Jones applauded the limited-choice approach, arguing that it does not allow many opportunities for students to lose their way.

“I was an engineering student, and I don’t remember having a choice until I was a junior in college,” Jones said. “People say that people who were pre-med didn’t have a choice either. It was pretty much a lock-step curriculum. There’s nothing wrong with directed choice. … I call it kind of back to the future. They didn’t invent this yesterday; They’ve been doing this [in Tennessee] for 20 years. Some of the rest of us kind of discovered it – that they were on the right track for 20 years. Block scheduled, cohort-based, integrated – it’s highly effective.”

The completion rate at Murfeesboro is about 83 percent, and its job-placement rate is about 75 percent, Puryear noted. She noted that her students realize time is of the essence and are extra-dedicated to their work as a result. For example, she said she has a student now whose wife decided to work overtime after he was laid off so that he could go to a technical center to earn a truck-driving credential.

“He lives on $20 a week,” Puryear said. “That’s pretty hard for people to imagine unless you’re looking at this particular student. But for $20 a week, he pays for his gas, and that man eats more ramen noodles than I’ve ever seen. … But they make sacrifices because there’s an exact end in sight. They see it. They do not sign up for classes. They up for a program.”

Jones and Merisotis believe the government should encourage the development of short-term, quick-hit programs like this at community colleges around the country with the $2 billion Community College and Career Training Grant program, which passed as part of the health care/student loan reconciliation bill earlier this year.

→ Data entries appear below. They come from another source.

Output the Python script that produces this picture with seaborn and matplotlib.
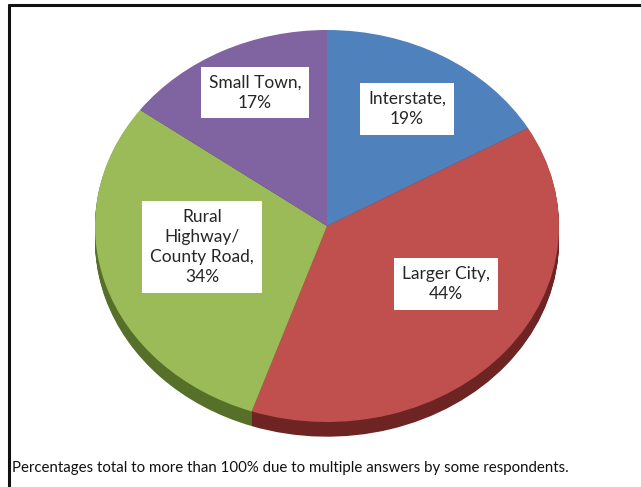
import matplotlib
matplotlib.use("Agg")
import matplotlib.pyplot as plt
from matplotlib.lines import Line2D
import seaborn as sns

# Where respondents travel (percent of respondents; multiple answers allowed)
categories = ["Interstate", "Larger City", "Rural\nHighway/\nCounty Road", "Small Town"]
percents = [19, 44, 34, 17]
note = "Percentages total to more than 100% due to multiple answers by some respondents."

top_colors = ["#4F81BD", "#C0504D", "#9BBB59", "#8064A2"]
side_colors = ["#2C4D74", "#6E2422", "#56702A", "#4A3763"]

sns.set_theme(style="white")
plt.rcParams["font.family"] = ["Lato", "DejaVu Sans"]

W, H = 641, 487
fig = plt.figure(figsize=(W / 100, H / 100), dpi=100)
fig.patch.set_facecolor("white")

# pie axes: x in [-1, 1] spans the ellipse width, y leaves room for the rim
px_left, px_right, px_top, px_bottom = 95, 559, 30, 442
ax = fig.add_axes([px_left / W, 1 - px_bottom / H,
                   (px_right - px_left) / W, (px_bottom - px_top) / H])

depth = 0.075
steps = 16
for i in range(steps, 0, -1):
    ax.pie(percents, colors=side_colors, startangle=90, counterclock=False,
           radius=1.0, center=(0, -depth * i / steps),
           wedgeprops=dict(linewidth=0, antialiased=True))

wedges, _ = ax.pie(percents, colors=top_colors, startangle=90, counterclock=False,
                   radius=1.0, center=(0, 0),
                   wedgeprops=dict(linewidth=0))

ax.set_aspect("auto")
ax.set_xlim(-1, 1)
ax.set_ylim(-1 - (px_bottom - px_top - 2 * 196) / 196, 1)
ax.axis("off")

# data labels in white boxes
label_xy = [(0.345, 0.597), (0.513, -0.296), (-0.539, -0.107), (-0.31, 0.68)]
for name, pct, (lx, ly) in zip(categories, percents, label_xy):
    ax.text(lx, ly, f"{name},\n{pct}%", ha="center", va="center",
            fontsize=12.5, color="#262626", linespacing=1.3,
            bbox=dict(boxstyle="square,pad=0.45", facecolor="white", edgecolor="none"))

fig.text(12 / W, 1 - 468 / H, note, ha="left", va="center",
         fontsize=10.8, color="#111111")

# outer frame: top and left rules
fig.add_artist(Line2D([8.5 / W, 1.0], [1 - 4.5 / H, 1 - 4.5 / H],
                      transform=fig.transFigure, color="#111111", linewidth=2.2))
fig.add_artist(Line2D([8.5 / W, 8.5 / W], [1 - 4.5 / H, 0.0],
                      transform=fig.transFigure, color="#111111", linewidth=2.2))

fig.savefig("out.png", dpi=100, facecolor="white")
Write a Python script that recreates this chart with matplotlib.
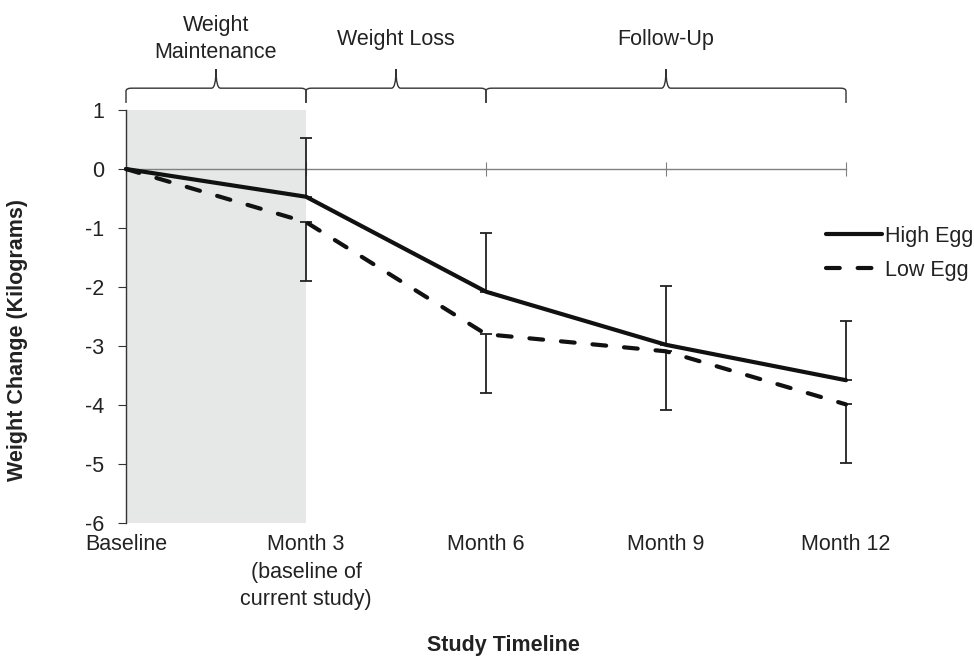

“We’ve invested hundreds of millions of dollars as a society in tax-payer dollars to ensure that banks and automobile manufacturers emerge from the recession on a sound footing,” Merisotis said. “From our vantage point, the unemployed now represent a major long-term challenge for the country, and we think it’s important for us to invest what would really only be a tiny fraction of the amounts we’ve already invested in those other industries in the future for workers who area the backbone of our economy.”

Additionally, Jones and Merisotis say that Congress should extend unemployment benefits so that anyone receiving them can attend college, as long as they are enrolled full-time in a one- or two-year degree program. Finally, they suggest that the government create a new program of “education stipends” to offset the tuition and living costs of going to college, essentially making the completion of a program the “job” of the recipient.

Acknowledging the death of the larger American Graduation Initiative, Kvaal said the administration was open to these ideas so that it could effectively make use of the $2 billion being appropriated to community colleges.

“It wasn’t everything we asked for, but we actually are quite pleased,” Kvaal said. “It’s important to realize that the money is coming sooner than the president proposed. Even though the dollar figure is not as large, it’s over four years instead of ten years. And $2 billion is a sum of money that can make some important investments in community colleges. … We think there’s a lot of potential for this funding to fund programs like the ones that have been described today. We think there’s a lot of merit in these ideas.”

Some in the audience questioned applying the quick-entry, quick-exit model of a technical institution to community colleges writ large, especially to liberal arts associate degree programs. Merisotis and Jones, however, defended their proposal.

“The model of higher education in our country is evolving,” Merisotis said. “The seat-time, credit hour approach … is probably going to continue to evolve. … If you move towards a more learning-focused system, it’s pretty clear that how much time you spend on doing that is going to be less and less important.”